## WHAT IS ASKED
Your task is to extract every entry that follows word for word while excluding the pictures.

## MATERIAL FOR THIS EXERCISE

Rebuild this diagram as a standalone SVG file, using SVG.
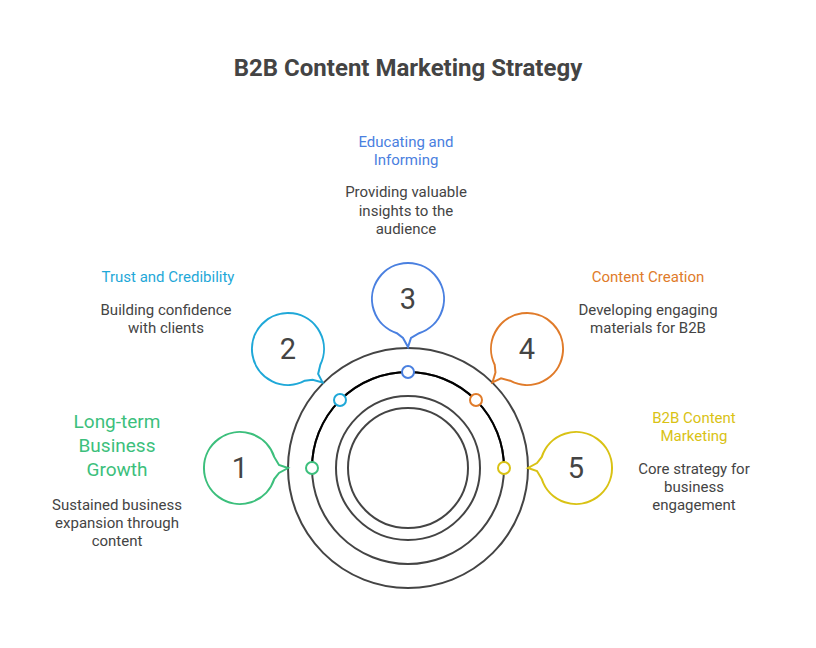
<svg xmlns="http://www.w3.org/2000/svg" width="816" height="648" viewBox="0 0 816 648">
<style>
text{font-family:Roboto,"Liberation Sans",sans-serif;text-anchor:middle}
.t{font-size:15px;fill:#444}
.h{font-size:15px}
.n{font-size:29px;fill:#444}
.g{font-size:19px;fill:#3cbf7c}
.b{fill:#fff;stroke-width:2}
.ring{fill:none;stroke:#444;stroke-width:2}
.dot{fill:#fff;stroke-width:2}
</style>
<defs>
<path id="bub" d="M34.2,-11.1 A36,36 0 1 0 34.2,11.1 L39,5 L48,0 L39,-3 Z"/>
</defs>
<rect width="816" height="648" fill="#fff"/>
<text x="408" y="76" style="font-size:24px;font-weight:bold;fill:#444">B2B Content Marketing Strategy</text>
<g id="connectors">
<circle class="ring" cx="408" cy="468" r="120"/>
<circle class="ring" cx="408" cy="468" r="96"/>
<path d="M312,468 A96,96 0 0 1 504,468" fill="none" stroke="#000" stroke-width="2"/>
<circle class="ring" cx="408" cy="468" r="72"/>
<circle class="ring" cx="408" cy="468" r="60"/>
</g>
<g id="node1">
<use href="#bub" class="b" stroke="#3cbf7c" transform="translate(240,468)"/>
<circle class="dot" stroke="#3cbf7c" cx="312" cy="468" r="6"/>
<text class="n" x="240" y="478">1</text>
<text class="g" x="117" y="428">Long-term</text>
<text class="g" x="117" y="452">Business</text>
<text class="g" x="117" y="476">Growth</text>
<text class="t" x="117" y="510">Sustained business</text>
<text class="t" x="117" y="528">expansion through</text>
<text class="t" x="117" y="546">content</text>
</g>
<g id="node2">
<use href="#bub" class="b" stroke="#1fa8d8" transform="translate(288,349) rotate(44)"/>
<circle class="dot" stroke="#1fa8d8" cx="340" cy="400" r="6"/>
<text class="n" x="288" y="359">2</text>
<text class="h" x="168" y="282" fill="#1fa8d8">Trust and Credibility</text>
<text class="t" x="166" y="315">Building confidence</text>
<text class="t" x="166" y="333">with clients</text>
</g>
<g id="node3">
<use href="#bub" class="b" stroke="#4a80e0" transform="translate(408,299) rotate(90)"/>
<circle class="dot" stroke="#4a80e0" cx="408" cy="372" r="6"/>
<text class="n" x="408" y="309">3</text>
<text class="h" x="406" y="147" fill="#4a80e0">Educating and</text>
<text class="h" x="406" y="165" fill="#4a80e0">Informing</text>
<text class="t" x="406" y="197">Providing valuable</text>
<text class="t" x="406" y="216">insights to the</text>
<text class="t" x="406" y="234">audience</text>
</g>
<g id="node4">
<use href="#bub" class="b" stroke="#e07b2a" transform="translate(527,349) rotate(136)"/>
<circle class="dot" stroke="#e07b2a" cx="476" cy="400" r="6"/>
<text class="n" x="527" y="359">4</text>
<text class="h" x="648" y="282" fill="#e07b2a">Content Creation</text>
<text class="t" x="648" y="315">Developing engaging</text>
<text class="t" x="648" y="333">materials for B2B</text>
</g>
<g id="node5">
<use href="#bub" class="b" stroke="#d9c214" transform="translate(576,468) rotate(180)"/>
<circle class="dot" stroke="#d9c214" cx="504" cy="468" r="6"/>
<text class="n" x="576" y="478">5</text>
<text class="h" x="694" y="423" fill="#d9c214">B2B Content</text>
<text class="h" x="694" y="441" fill="#d9c214">Marketing</text>
<text class="t" x="694" y="474">Core strategy for</text>
<text class="t" x="694" y="492">business</text>
<text class="t" x="694" y="510">engagement</text>
</g>
</svg>
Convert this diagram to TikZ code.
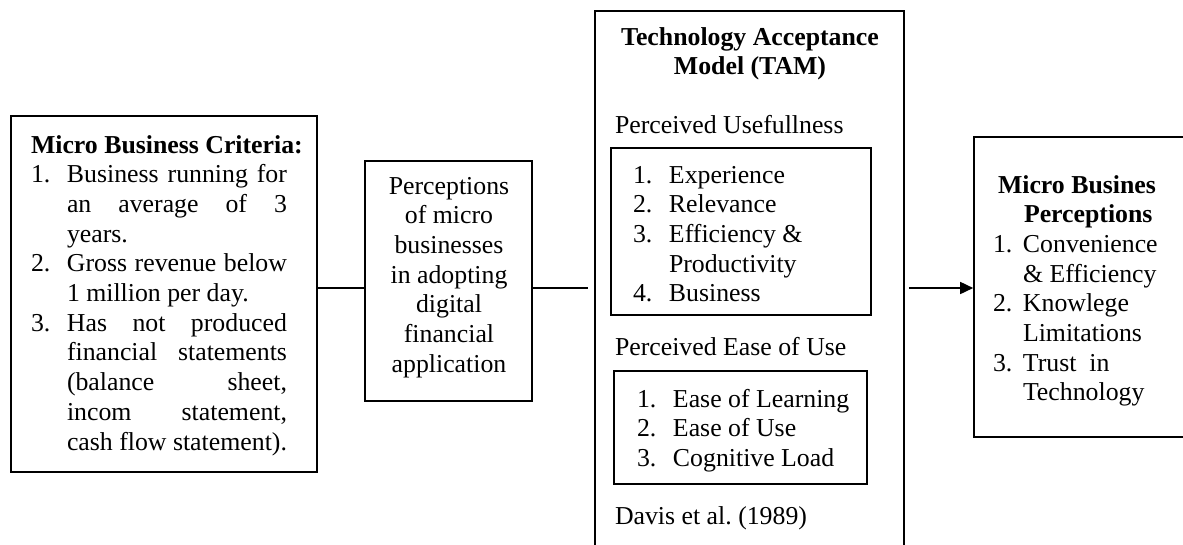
\documentclass[tikz,border=0pt]{standalone}
\usepackage{fontspec}
\setmainfont{Liberation Serif}
\usetikzlibrary{arrows.meta}

% one line of a numbered list: number column, then the text
\newcommand\numline[3][36pt]{\hbox{\makebox[#1][l]{#2}#3}}
% a line centred on the reference point
\newcommand\ctrline[1]{\hbox to 0pt{\hss#1\hss}}
% a justified line of the given width
\newcommand\just[2][220pt]{\makebox[#1][s]{#2}}

\begin{document}
\begin{tikzpicture}[x=1pt,y=-1pt,
  every node/.style={font=\fontsize{25.8}{29.7}\selectfont},
  box/.style={draw, rectangle, line width=1.6pt, inner sep=0pt},
  txt/.style={inner sep=0pt, outer sep=0pt, anchor=base west},
  conn/.style={line width=1.6pt}]
\useasboundingbox (0,0) rectangle (1183,544);
\clip (0,0) rectangle (1183,544);

% frames
\node[box, minimum width=306pt, minimum height=356pt] (crit) at (164,294) {};
\node[box, minimum width=167pt, minimum height=240pt] (perc) at (448.5,281) {};
\node[box, minimum width=309pt, minimum height=559pt] (tam) at (749.5,290.5) {};
\node[box, minimum width=260pt, minimum height=167pt] (pu) at (741,231.5) {};
\node[box, minimum width=253pt, minimum height=113pt] (peou) at (740.5,427.5) {};
\node[box, minimum width=226pt, minimum height=300pt] (mbp) at (1087,287) {};

% micro business criteria
\node[txt] (critText) at (31,153) {\vtop{%
  \hbox{\bfseries Micro Business Criteria:}
  \numline{1.}{\just{Business running for}}
  \numline{}{\just{an average of 3}}
  \numline{}{years.}
  \numline{2.}{\just{Gross revenue below}}
  \numline{}{1 million per day.}
  \numline{3.}{\just{Has not produced}}
  \numline{}{\just{financial statements}}
  \numline{}{\just{(balance sheet,}}
  \numline{}{\just{incom statement,}}
  \numline{}{cash flow statement).}}};

% perceptions
\node[txt] (percText) at (448.5,194) {\vtop{%
  \ctrline{Perceptions}
  \ctrline{of micro}
  \ctrline{businesses}
  \ctrline{in adopting}
  \ctrline{digital}
  \ctrline{financial}
  \ctrline{application}}};

% technology acceptance model
\node[txt] (tamTitle) at (749.5,45) {\vtop{\bfseries
  \ctrline{Technology Acceptance}
  \ctrline{Model (TAM)}}};
\node[txt] (puHead) at (615,133) {Perceived Usefullness};
\node[txt] (puList) at (633,183) {\vtop{%
  \numline{1.}{Experience}
  \numline{2.}{Relevance}
  \numline{3.}{Efficiency \&}
  \numline{}{Productivity}
  \numline{4.}{Business}}};
\node[txt] (peouHead) at (615,355) {Perceived Ease of Use};
\node[txt] (peouList) at (637,407) {\vtop{%
  \numline{1.}{Ease of Learning}
  \numline{2.}{Ease of Use}
  \numline{3.}{Cognitive Load}}};
\node[txt] (davis) at (615,524) {Davis et al.\ (1989)};

% micro business perceptions
\node[txt] (mbpText) at (993,193) {\vtop{%
  \hbox{\hspace*{5pt}\bfseries Micro Busines}
  \hbox{\hspace*{31pt}\bfseries Perceptions}
  \numline[30pt]{1.}{Convenience}
  \numline[30pt]{}{\& Efficiency}
  \numline[30pt]{2.}{Knowlege}
  \numline[30pt]{}{Limitations}
  \numline[30pt]{3.}{Trust\ \ in}
  \numline[30pt]{}{Technology}}};

% connectors
\coordinate (lv) at (0,288);
\draw[conn] (crit.east |- lv) -- (perc.west |- lv);
\draw[conn, shorten >=6pt] (perc.east |- lv) -- (tam.west |- lv);
\draw[conn, shorten <=4pt, -{Triangle[length=13pt,width=12pt]}]
  (tam.east |- lv) -- (mbp.west |- lv);
\end{tikzpicture}
\end{document}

## OUTPUT OF THE EXERCISE
Rebuild this diagram as a standalone SVG file, using SVG.
<svg xmlns="http://www.w3.org/2000/svg" width="816" height="648" viewBox="0 0 816 648">
<style>
text{font-family:Roboto,"Liberation Sans",sans-serif;text-anchor:middle}
.t{font-size:15px;fill:#444}
.h{font-size:15px}
.n{font-size:29px;fill:#444}
.g{font-size:19px;fill:#3cbf7c}
.b{fill:#fff;stroke-width:2}
.ring{fill:none;stroke:#444;stroke-width:2}
.dot{fill:#fff;stroke-width:2}
</style>
<defs>
<path id="bub" d="M34.2,-11.1 A36,36 0 1 0 34.2,11.1 L39,5 L48,0 L39,-3 Z"/>
</defs>
<rect width="816" height="648" fill="#fff"/>
<text x="408" y="76" style="font-size:24px;font-weight:bold;fill:#444">B2B Content Marketing Strategy</text>
<g id="connectors">
<circle class="ring" cx="408" cy="468" r="120"/>
<circle class="ring" cx="408" cy="468" r="96"/>
<path d="M312,468 A96,96 0 0 1 504,468" fill="none" stroke="#000" stroke-width="2"/>
<circle class="ring" cx="408" cy="468" r="72"/>
<circle class="ring" cx="408" cy="468" r="60"/>
</g>
<g id="node1">
<use href="#bub" class="b" stroke="#3cbf7c" transform="translate(240,468)"/>
<circle class="dot" stroke="#3cbf7c" cx="312" cy="468" r="6"/>
<text class="n" x="240" y="478">1</text>
<text class="g" x="117" y="428">Long-term</text>
<text class="g" x="117" y="452">Business</text>
<text class="g" x="117" y="476">Growth</text>
<text class="t" x="117" y="510">Sustained business</text>
<text class="t" x="117" y="528">expansion through</text>
<text class="t" x="117" y="546">content</text>
</g>
<g id="node2">
<use href="#bub" class="b" stroke="#1fa8d8" transform="translate(288,349) rotate(44)"/>
<circle class="dot" stroke="#1fa8d8" cx="340" cy="400" r="6"/>
<text class="n" x="288" y="359">2</text>
<text class="h" x="168" y="282" fill="#1fa8d8">Trust and Credibility</text>
<text class="t" x="166" y="315">Building confidence</text>
<text class="t" x="166" y="333">with clients</text>
</g>
<g id="node3">
<use href="#bub" class="b" stroke="#4a80e0" transform="translate(408,299) rotate(90)"/>
<circle class="dot" stroke="#4a80e0" cx="408" cy="372" r="6"/>
<text class="n" x="408" y="309">3</text>
<text class="h" x="406" y="147" fill="#4a80e0">Educating and</text>
<text class="h" x="406" y="165" fill="#4a80e0">Informing</text>
<text class="t" x="406" y="197">Providing valuable</text>
<text class="t" x="406" y="216">insights to the</text>
<text class="t" x="406" y="234">audience</text>
</g>
<g id="node4">
<use href="#bub" class="b" stroke="#e07b2a" transform="translate(527,349) rotate(136)"/>
<circle class="dot" stroke="#e07b2a" cx="476" cy="400" r="6"/>
<text class="n" x="527" y="359">4</text>
<text class="h" x="648" y="282" fill="#e07b2a">Content Creation</text>
<text class="t" x="648" y="315">Developing engaging</text>
<text class="t" x="648" y="333">materials for B2B</text>
</g>
<g id="node5">
<use href="#bub" class="b" stroke="#d9c214" transform="translate(576,468) rotate(180)"/>
<circle class="dot" stroke="#d9c214" cx="504" cy="468" r="6"/>
<text class="n" x="576" y="478">5</text>
<text class="h" x="694" y="423" fill="#d9c214">B2B Content</text>
<text class="h" x="694" y="441" fill="#d9c214">Marketing</text>
<text class="t" x="694" y="474">Core strategy for</text>
<text class="t" x="694" y="492">business</text>
<text class="t" x="694" y="510">engagement</text>
</g>
</svg>
Convert this diagram to TikZ code.
\documentclass[tikz,border=0pt]{standalone}
\usepackage{fontspec}
\setmainfont{Liberation Serif}
\usetikzlibrary{arrows.meta}

% one line of a numbered list: number column, then the text
\newcommand\numline[3][36pt]{\hbox{\makebox[#1][l]{#2}#3}}
% a line centred on the reference point
\newcommand\ctrline[1]{\hbox to 0pt{\hss#1\hss}}
% a justified line of the given width
\newcommand\just[2][220pt]{\makebox[#1][s]{#2}}

\begin{document}
\begin{tikzpicture}[x=1pt,y=-1pt,
  every node/.style={font=\fontsize{25.8}{29.7}\selectfont},
  box/.style={draw, rectangle, line width=1.6pt, inner sep=0pt},
  txt/.style={inner sep=0pt, outer sep=0pt, anchor=base west},
  conn/.style={line width=1.6pt}]
\useasboundingbox (0,0) rectangle (1183,544);
\clip (0,0) rectangle (1183,544);

% frames
\node[box, minimum width=306pt, minimum height=356pt] (crit) at (164,294) {};
\node[box, minimum width=167pt, minimum height=240pt] (perc) at (448.5,281) {};
\node[box, minimum width=309pt, minimum height=559pt] (tam) at (749.5,290.5) {};
\node[box, minimum width=260pt, minimum height=167pt] (pu) at (741,231.5) {};
\node[box, minimum width=253pt, minimum height=113pt] (peou) at (740.5,427.5) {};
\node[box, minimum width=226pt, minimum height=300pt] (mbp) at (1087,287) {};

% micro business criteria
\node[txt] (critText) at (31,153) {\vtop{%
  \hbox{\bfseries Micro Business Criteria:}
  \numline{1.}{\just{Business running for}}
  \numline{}{\just{an average of 3}}
  \numline{}{years.}
  \numline{2.}{\just{Gross revenue below}}
  \numline{}{1 million per day.}
  \numline{3.}{\just{Has not produced}}
  \numline{}{\just{financial statements}}
  \numline{}{\just{(balance sheet,}}
  \numline{}{\just{incom statement,}}
  \numline{}{cash flow statement).}}};

% perceptions
\node[txt] (percText) at (448.5,194) {\vtop{%
  \ctrline{Perceptions}
  \ctrline{of micro}
  \ctrline{businesses}
  \ctrline{in adopting}
  \ctrline{digital}
  \ctrline{financial}
  \ctrline{application}}};

% technology acceptance model
\node[txt] (tamTitle) at (749.5,45) {\vtop{\bfseries
  \ctrline{Technology Acceptance}
  \ctrline{Model (TAM)}}};
\node[txt] (puHead) at (615,133) {Perceived Usefullness};
\node[txt] (puList) at (633,183) {\vtop{%
  \numline{1.}{Experience}
  \numline{2.}{Relevance}
  \numline{3.}{Efficiency \&}
  \numline{}{Productivity}
  \numline{4.}{Business}}};
\node[txt] (peouHead) at (615,355) {Perceived Ease of Use};
\node[txt] (peouList) at (637,407) {\vtop{%
  \numline{1.}{Ease of Learning}
  \numline{2.}{Ease of Use}
  \numline{3.}{Cognitive Load}}};
\node[txt] (davis) at (615,524) {Davis et al.\ (1989)};

% micro business perceptions
\node[txt] (mbpText) at (993,193) {\vtop{%
  \hbox{\hspace*{5pt}\bfseries Micro Busines}
  \hbox{\hspace*{31pt}\bfseries Perceptions}
  \numline[30pt]{1.}{Convenience}
  \numline[30pt]{}{\& Efficiency}
  \numline[30pt]{2.}{Knowlege}
  \numline[30pt]{}{Limitations}
  \numline[30pt]{3.}{Trust\ \ in}
  \numline[30pt]{}{Technology}}};

% connectors
\coordinate (lv) at (0,288);
\draw[conn] (crit.east |- lv) -- (perc.west |- lv);
\draw[conn, shorten >=6pt] (perc.east |- lv) -- (tam.west |- lv);
\draw[conn, shorten <=4pt, -{Triangle[length=13pt,width=12pt]}]
  (tam.east |- lv) -- (mbp.west |- lv);
\end{tikzpicture}
\end{document}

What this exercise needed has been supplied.